Joseph Stalin was liquidated last week by the common fate of all men. The event was so big that only the simplest words could form his epitaph: he was the most powerful man of his time—the most feared and hated. He might have boasted in the words of the Roman song honoring Emperor Aurelian:
A thousand, thousand, thousand men I alone, a single man, have killed.
More chilling than the size of the prison empire he built, more terrible than the millions he sent to death or servitude, was the inexorable way he spread—with armies, intrigues and ideologies—a secular religion of evil that threatened every country and every people, every truth and every faith. His regime created slaves; more importantly, at home & abroad his ideology created willing servants.

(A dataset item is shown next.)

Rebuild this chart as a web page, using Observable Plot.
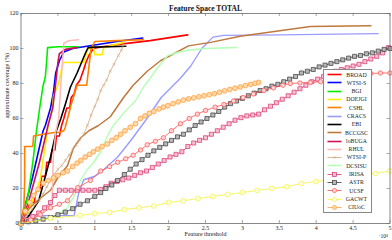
<!DOCTYPE html>
<html><head><meta charset="utf-8">
<script src="https://cdn.jsdelivr.net/npm/d3@7"></script>
<script src="https://cdn.jsdelivr.net/npm/@observablehq/plot@0.6"></script>
<style>
body{margin:0;background:#fff;}
#wrap{position:relative;width:392px;height:240px;font-family:"Liberation Serif","DejaVu Serif",serif;}
#legend{position:absolute;left:323px;top:69px;width:49px;height:144px;border:0.8px solid #888;background:#fff;box-sizing:border-box;padding-top:0.5px;}
.row{display:flex;align-items:center;height:8.3px;}
.row svg{flex:none;margin-left:3px;}
.row span{flex:1;text-align:center;font-size:5.8px;line-height:8.3px;color:#222;}
</style></head>
<body><div id="wrap"><div id="chart"></div><div id="legend"></div></div>
<script>
// ---- data (x in units of 10^4, y in %) ----
const xTicks = [0, 0.5, 1, 1.5, 2, 2.5, 3, 3.5, 4, 4.5, 5];
const yTicks = [0, 20, 40, 60, 80, 100, 120];
const seriesNames = ["BROAD","WTSI-S","BGI","DOEJGI","CSHL","CRACS","EBI","BCCGSC","loBUGA","RHUL","WTSI-P","DCSISU","IRISA","ASTR","UCSF","GACWT","CIUoC"];

const BROAD = [[0,0],[0.06,5],[0.12,12],[0.18,12],[0.2,18],[0.26,20],[0.28,27],[0.33,27],[0.35,35],[0.4,35],[0.42,42],[0.46,42],[0.48,50],[0.52,50],[0.55,56],[0.58,60],[0.62,66],[0.66,66],[0.68,72],[0.72,74],[0.75,79],[0.8,82],[0.85,88],[0.88,92],[0.92,96],[0.98,100],[1.1,101],[1.35,102.5],[1.75,104.5],[2.26,107.8]];
const WTSI_S = [[0,0],[0.02,5],[0.1,17],[0.16,27],[0.23,40],[0.3,53],[0.33,56],[0.4,66],[0.44,75],[0.47,86],[0.52,93],[0.58,98],[0.7,100],[1.0,102],[1.3,104],[1.65,106]];
const BGI = [[0,0],[0.03,5],[0.1,17],[0.16,35],[0.21,53],[0.26,68],[0.3,79],[0.32,82],[0.33,84],[0.35,94],[0.36,100.5],[0.5,101],[0.78,101]];
const DOEJGI = [[0,0],[0.13,10],[0.26,25],[0.36,53],[0.37,57],[0.43,66],[0.44,73],[0.51,80],[0.56,90],[0.57,92],[0.85,92],[0.91,100],[0.98,100.5],[1.0,96.5],[1.1,96.5],[1.12,100.5],[1.39,103.5]];
const CSHL = [[0,0],[0.04,10],[0.05,25],[0.05,44],[0.16,44],[0.17,50],[0.3,51],[0.45,52],[0.52,52],[0.58,53],[0.6,55],[0.68,68],[0.76,79],[0.89,79],[0.95,100],[1.0,104],[1.3,104.5],[1.66,105]];
const CRACS = [[0,0],[0.03,4.5],[0.72,4.5],[0.78,17],[0.85,25],[1.0,27],[1.1,30],[1.31,38],[1.48,47],[1.69,59],[1.9,72],[2.16,83],[2.3,90],[2.45,100],[2.6,106.5],[2.75,107.5],[3.5,107.8],[4.84,108.5]];
const EBI = [[0,0],[0.1,4],[0.24,13],[0.33,27],[0.4,38],[0.48,53],[0.54,60],[0.6,68],[0.67,78],[0.76,86],[0.81,91],[0.88,98],[0.91,100.5],[1.0,100.8],[1.2,101],[1.42,101.3]];
const BCCGSC = [[0,0],[0.1,8],[0.22,13],[0.4,19],[0.51,27],[0.63,33],[0.71,43],[0.81,49],[0.92,53],[1.05,56],[1.21,61],[1.39,72],[1.52,79],[1.71,87],[1.89,93],[2.07,97],[2.27,101.5],[2.57,103.5],[2.97,107],[3.92,112.6],[4.74,113]];
const loBUGA = [[0,0],[0.1,12],[0.25,35],[0.35,53],[0.36,55],[0.43,66],[0.47,80],[0.5,92],[0.52,97],[0.6,99.5],[0.75,100.5]];
const RHUL = [[0,0],[0.25,5],[0.42,12],[0.44,40],[0.47,52],[0.51,60],[0.54,80],[0.57,97],[0.58,103],[0.65,104.5],[0.78,105]];
const WTSI_P = [[0,0],[0.05,3],[0.1,6],[0.15,8],[0.2,11],[0.25,13],[0.3,17],[0.35,21],[0.4,25],[0.45,28],[0.5,31],[0.55,33],[0.6,36],[0.65,39],[0.7,42],[0.75,45],[0.8,48],[0.85,51],[0.9,56],[0.95,62],[1.0,67],[1.04,71],[1.08,76],[1.12,79],[1.16,82],[1.21,87],[1.26,91],[1.32,96],[1.36,99],[1.39,102]];
const DCSISU = [[0,0],[0.3,2],[0.5,5],[0.63,9],[0.75,18],[0.81,25],[0.9,31],[0.97,34],[1.08,41],[1.17,50],[1.25,56],[1.42,64.5],[1.55,70],[1.66,78],[1.75,83],[1.85,89],[1.99,96],[2.12,97.7],[2.26,99],[2.5,100],[2.93,100.6]];
const IRISA = [[0,0],[0.08,2],[0.16,4],[0.24,6],[0.32,9],[0.4,12],[0.46,16],[0.52,19],[0.6,19],[0.68,19],[0.76,19],[0.84,19],[0.92,19],[1.0,19],[1.08,19.5],[1.15,21],[1.22,23],[1.3,24],[1.38,25],[1.46,26],[1.54,27.5],[1.62,29],[1.7,30],[1.78,32],[1.86,34],[1.94,36],[2.02,38],[2.1,39.5],[2.18,41],[2.26,44],[2.34,46],[2.42,47.5],[2.5,49],[2.58,51],[2.66,53],[2.74,55],[2.82,57],[2.9,59],[2.98,60.5],[3.06,61.5],[3.14,62],[3.22,62.5],[3.3,65],[3.38,67],[3.46,69],[3.54,71],[3.62,73],[3.7,75],[3.78,77],[3.86,79],[3.94,81],[4.02,82.5],[4.1,84],[4.18,85.5],[4.26,87],[4.34,88],[4.42,89],[4.5,90],[4.58,91],[4.66,92.5],[4.74,94],[4.82,95.5],[4.9,97.5],[4.98,100.5]];
const ASTR = [[0,0],[0.1,1],[0.2,1.5],[0.3,2.5],[0.4,3.4],[0.5,5],[0.6,6.5],[0.7,8.5],[0.8,11],[0.9,13],[1.0,15.5],[1.08,17.7],[1.15,20],[1.23,22],[1.31,24.6],[1.4,28],[1.48,31],[1.56,34],[1.64,36.5],[1.72,39],[1.8,41.5],[1.88,43.5],[1.96,45.5],[2.04,47.5],[2.12,49.5],[2.2,51],[2.28,53.5],[2.36,56],[2.44,58],[2.52,60],[2.6,62],[2.68,64],[2.76,66.5],[2.84,68.5],[2.92,70],[3.0,71.5],[3.08,73],[3.16,74.5],[3.24,76],[3.32,77],[3.4,78.5],[3.48,79.5],[3.56,81],[3.64,82.5],[3.72,84],[3.8,86],[3.88,87],[3.96,88],[4.04,89.5],[4.12,90.5],[4.2,91.5],[4.28,92.5],[4.36,93.5],[4.44,94.5],[4.52,95.5],[4.6,96],[4.68,97],[4.76,97.5],[4.84,98.5],[4.92,99.5],[5.0,100]];
const UCSF = [[0,0],[0.13,2],[0.26,5],[0.4,9],[0.52,11],[0.63,13],[0.77,20.5],[0.94,24.6],[1.08,30],[1.2,32.5],[1.31,35],[1.42,37],[1.52,39],[1.62,42],[1.71,45],[1.82,47],[1.93,49],[2.04,53],[2.16,57],[2.28,60],[2.39,62.5],[2.5,64.6],[2.63,66.5],[2.75,68],[2.88,70],[3.01,72],[3.15,74],[3.29,76],[3.42,77.5],[3.55,79],[3.65,80],[3.78,80.3],[3.92,80.6],[4.06,81],[4.2,81.5],[4.33,82],[4.47,83.5],[4.6,84.5],[4.74,85.7],[4.87,86],[5.0,86]];
const GACWT = [[0,0],[0.4,3],[0.8,4.6],[1.0,5.7],[1.2,6.3],[1.4,8],[1.6,9],[1.8,10],[2.0,12],[2.2,13],[2.4,14.3],[2.6,15.4],[2.8,16.6],[3.0,17.7],[3.2,18.9],[3.4,20],[3.6,21],[3.8,22.9],[4.0,24],[4.2,25.2],[4.4,26.3],[4.6,27.4],[4.8,28.6],[5.0,30]];
const CIUoC = [[0,0],[0.06,7],[0.12,12],[0.17,16],[0.23,19.5],[0.3,23],[0.37,24.5],[0.44,26],[0.5,27.5],[0.57,29],[0.63,30],[0.7,32.5],[0.76,34.5],[0.81,36],[0.87,38],[0.93,39.5],[0.98,41],[1.04,42.5],[1.1,44],[1.17,45.5],[1.23,47.5],[1.29,49],[1.35,51],[1.41,53],[1.48,55],[1.55,57],[1.62,60],[1.68,61.5],[1.74,63],[1.8,64],[1.87,65.5],[1.93,66.5],[1.99,67.3],[2.06,68.5],[2.13,69.5],[2.2,70.5],[2.27,71.2],[2.34,71.8],[2.41,72.4],[2.48,73],[2.55,73.6],[2.62,74.2],[2.69,75],[2.76,75.8],[2.83,76.6],[2.9,77.3],[2.97,78],[3.04,78.8],[3.11,79.5],[3.17,80.1],[3.22,80.6]];

const seriesData = [BROAD, WTSI_S, BGI, DOEJGI, CSHL, CRACS, EBI, BCCGSC, loBUGA, RHUL, WTSI_P, DCSISU, IRISA, ASTR, UCSF, GACWT, CIUoC];

// ---- styles ----
const styles = [
  {stroke:"#ff0000", sw:1.6},
  {stroke:"#0000ff", sw:1.6},
  {stroke:"#00ee00", sw:1.6},
  {stroke:"#ffee00", sw:1.6},
  {stroke:"#ff8000", sw:1.6},
  {stroke:"#9c9cff", sw:1.4},
  {stroke:"#000000", sw:1.6},
  {stroke:"#c0783c", sw:1.5},
  {stroke:"#d0105a", sw:1.6},
  {stroke:"#ffb8b8", sw:1.5},
  {stroke:"#d2a57a", sw:0.8, symbol:"times", r:1.4, fill:"none", msw:0.6},
  {stroke:"#b4ffb4", sw:1.4},
  {stroke:"#d8336e", sw:0.8, symbol:"square", r:2.3, fill:"#f6bfd0", msw:0.7},
  {stroke:"#3a3a3a", sw:0.8, symbol:"square", r:2.3, fill:"#b8b8b8", msw:0.7},
  {stroke:"#ff4d4d", sw:0.8, symbol:"circle", r:2.2, fill:"#ffd6d6", msw:0.7},
  {stroke:"#f2f23a", sw:0.8, symbol:"circle", r:2.4, fill:"#ffffe0", msw:0.7},
  {stroke:"#ffa040", sw:0.8, symbol:"circle", r:2.4, fill:"#ffd9a8", msw:0.8}
];

const marks = [];
seriesData.forEach((data, i) => {
  const s = styles[i];
  marks.push(Plot.line(data, {x: d => d[0], y: d => d[1], stroke: s.stroke, strokeWidth: s.sw, strokeLinejoin: "round"}));
  if (s.symbol) {
    marks.push(Plot.dot(data, {x: d => d[0], y: d => d[1], symbol: s.symbol, r: s.r, stroke: s.stroke, fill: s.fill, strokeWidth: s.msw}));
  }
});

const chart = Plot.plot({
  width: 392, height: 240,
  marginLeft: 20.5, marginRight: 2.5, marginTop: 13, marginBottom: 17,
  style: {fontFamily: '"Liberation Serif","DejaVu Serif",serif', fontSize: "6px", background: "white", color: "#222"},
  x: {domain: [0, 5], label: null},
  y: {domain: [0, 120], label: null},
  marks: [
    ...marks,
    Plot.frame({stroke: "#6a6a6a", strokeWidth: 0.8}),
    Plot.tickX(xTicks, {x: d => d, insetTop: 207, stroke: "#6a6a6a", strokeWidth: 0.6}),
    Plot.tickX(xTicks, {x: d => d, insetBottom: 207, stroke: "#6a6a6a", strokeWidth: 0.6}),
    Plot.tickY(yTicks, {y: d => d, insetRight: 366, stroke: "#6a6a6a", strokeWidth: 0.6}),
    Plot.tickY(yTicks, {y: d => d, insetLeft: 366, stroke: "#6a6a6a", strokeWidth: 0.6}),
    Plot.axisX(xTicks, {tickSize: 0, tickPadding: 2.2, tickFormat: d => String(d), label: null, fontSize: 6}),
    Plot.axisY(yTicks, {tickSize: 0, tickPadding: 2.5, tickFormat: d => String(d), label: null, fontSize: 6}),
    Plot.text(["Feature Space TOTAL"], {frameAnchor: "top", dy: -8, fontWeight: "bold", fontSize: 7.5, fill: "#111"}),
    Plot.text(["Feature threshold"], {frameAnchor: "bottom", dy: 12.8, fontSize: 6, fill: "#222"}),
    Plot.text(["approximate coverage (%)"], {frameAnchor: "left", dx: -14, rotate: -90, fontSize: 6.2, fill: "#222"}),
    Plot.text(["·10⁴"], {frameAnchor: "bottom-right", dx: -2, dy: 14.5, fontSize: 5.5, textAnchor: "end", fill: "#222"})
  ]
});
document.getElementById("chart").appendChild(chart);

// ---- legend ----
const legend = document.getElementById("legend");
seriesNames.forEach((name, i) => {
  const s = styles[i];
  let sym = "";
  if (s.symbol === "square") sym = `<rect x="5.5" y="1.5" width="4" height="4" fill="${s.fill}" stroke="${s.stroke}" stroke-width="0.7"/>`;
  else if (s.symbol === "circle") sym = `<circle cx="7.5" cy="3.5" r="2.1" fill="${s.fill}" stroke="${s.stroke}" stroke-width="0.7"/>`;
  else if (s.symbol === "times") sym = `<path d="M6.3 2.3L8.7 4.7M8.7 2.3L6.3 4.7" stroke="${s.stroke}" stroke-width="0.6"/>`;
  const sw = s.symbol ? 0.8 : 1.6;
  const row = document.createElement("div");
  row.className = "row";
  row.innerHTML = `<svg width="15" height="7"><line x1="0.5" y1="3.5" x2="14.5" y2="3.5" stroke="${s.stroke}" stroke-width="${sw}"/>${sym}</svg><span>${name}</span>`;
  legend.appendChild(row);
});
</script>
</body></html>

The day after Stalin’s death was proclaimed, the world learned the name of his successor: Georgy Malenkov, gross and flaccid in appearance but in fact a chip off the same granite block. For the moment, there was no sign of quarreling among the pallbearers. While the new regime dug in, the rest of the world might get a breathing spell, But the death of Stalin itself did not change any fact of geography, economics or ambition; it did not destroy a single Soviet regiment nor ground a single MIG, nor stop a single spy.
Perhaps the most elusive element in Moscow’s great transfer of power is the incalculable human factor, which Marxism tries hard to deny. There is no doubt that the Communist cause had lost its ablest leader and was, thereby, that much weakened. But more than any single political force in history, Communism seems to have found a way to make sure that the evil that men do will live after them.